Mar 03 2025 69 mins 11
Elena Verna is a renowned growth consultant who has worked at and with a glittering array of well-known tech companies. She's a strong advocate of career optionality and solopreneurship, as well as the author of a popular growth newsletter, Reforge instructor and popular LinkedIn content creator with her insightful posts and searing memes. Just don't call her an influencer.
Episode highlights:
1. Solopreneurship is about having optionality; it doesn't mean you never take a full-time job again.
You can build a portfolio career with a variety of different offerings, and get involved in the types of problems that excite you. This feels risky, but people get laid off from "real" jobs all the time. The most important thing is to optimise for what you're passionate about, and it may well be that you move between full-time employment and advisory or fractional roles. It's not a one-way street, and you're in control.
2. Humour disarms people, so memes are a great way to talk about difficult topics and build empathy
Content creators should not be scared of poking fun at meaningful topics. Using humour is a great way to help build connections with people around potentially sensitive areas. That doesn't mean you should make everything a joke, but you can certainly mix it up. You might think it's risky for a solopreneur, needing to build credibility, to be seen as an unserious clown. But, do you really want to work with people who can't take a joke?
3. Product-Led Sales is all about using self-service as a lever to fill up your sales pipeline with healthy, qualified leads
Speaking of knowledge (nice segue!), Elena has written a lot about Product-Led Growth (PLG) and Product-Led Sales (PLS). PLG is the strategy of using your product as its own acquisition channel through enabling a great self-service experience, quick time-to-value and all the other things that B2C apps have had to worry about for years. PLS, on the other hand, is about filling your sales team's pipeline with high-quality leads that have already experienced your product through PLG, and demonstrated enough usage to make it worth having a data-backed conversation with the buyers at that organisation.
4. There are signals that it's time to try out Product-Led Sales
Don't adopt PLS for the sake of it; instead, look for signals that it's appropriate for you. Traditional sales-led motions focus on the buyer but, if you solve a problem that matters more to end users than buyers, you should consider Product-Led Sales as a method for building internal champions and advocacy for your product. You should also be conscious of competitive threats; your traditional, top-down buyer-led sales motion may work today, but keep your eyes open for new PLG players attacking your underbelly.
5. You probably need new capabilities (and talent) within your organisation if you want to get started with Product-Led Sales.
Let's face it, most sales-led organisations are terrified of giving sales prospects access to their product without supervision. The user experience is almost certainly terrible and there's no "Aha!" moment to speak of, just a pile of features that got added to satisfy procurement teams. You need to get a good product manager in to overhaul the experience, good product marketers to work on optimising acquisition, and great data analytics so you can make sure you aren't just sending garbage to the sales team. If you don't send them high-quality leads, they'll stop trying to sell to them.

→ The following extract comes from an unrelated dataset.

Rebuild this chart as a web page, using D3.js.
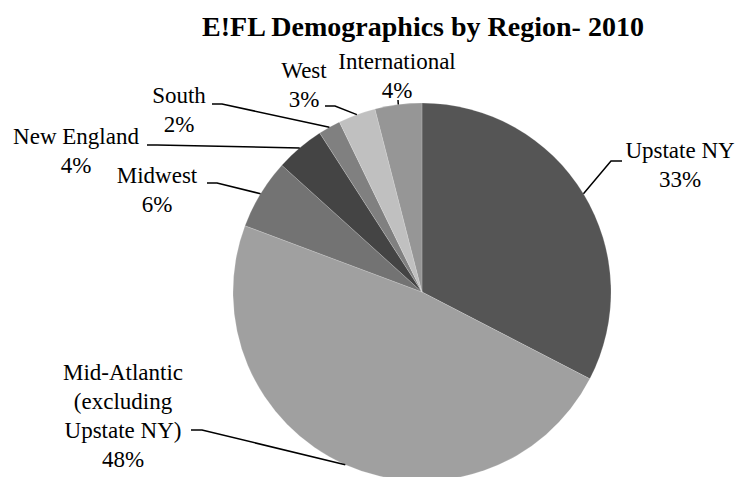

6. Product-Led Sales is not an on/off switch but a dial.
Traditional sales-led organisations that are crushing their quotas don't need to go down the product-led growth or product-led sales route if it doesn't work for them. Similarly, product-led companies shouldn't have to go upmarket to succeed. The most important thing to consider is how to build on your existing strengths and complement them, and getting the mix right. You can run both at the same time, and this is better than throwing all-in on a go-to-market motion where you have no credibility, experience or right to win.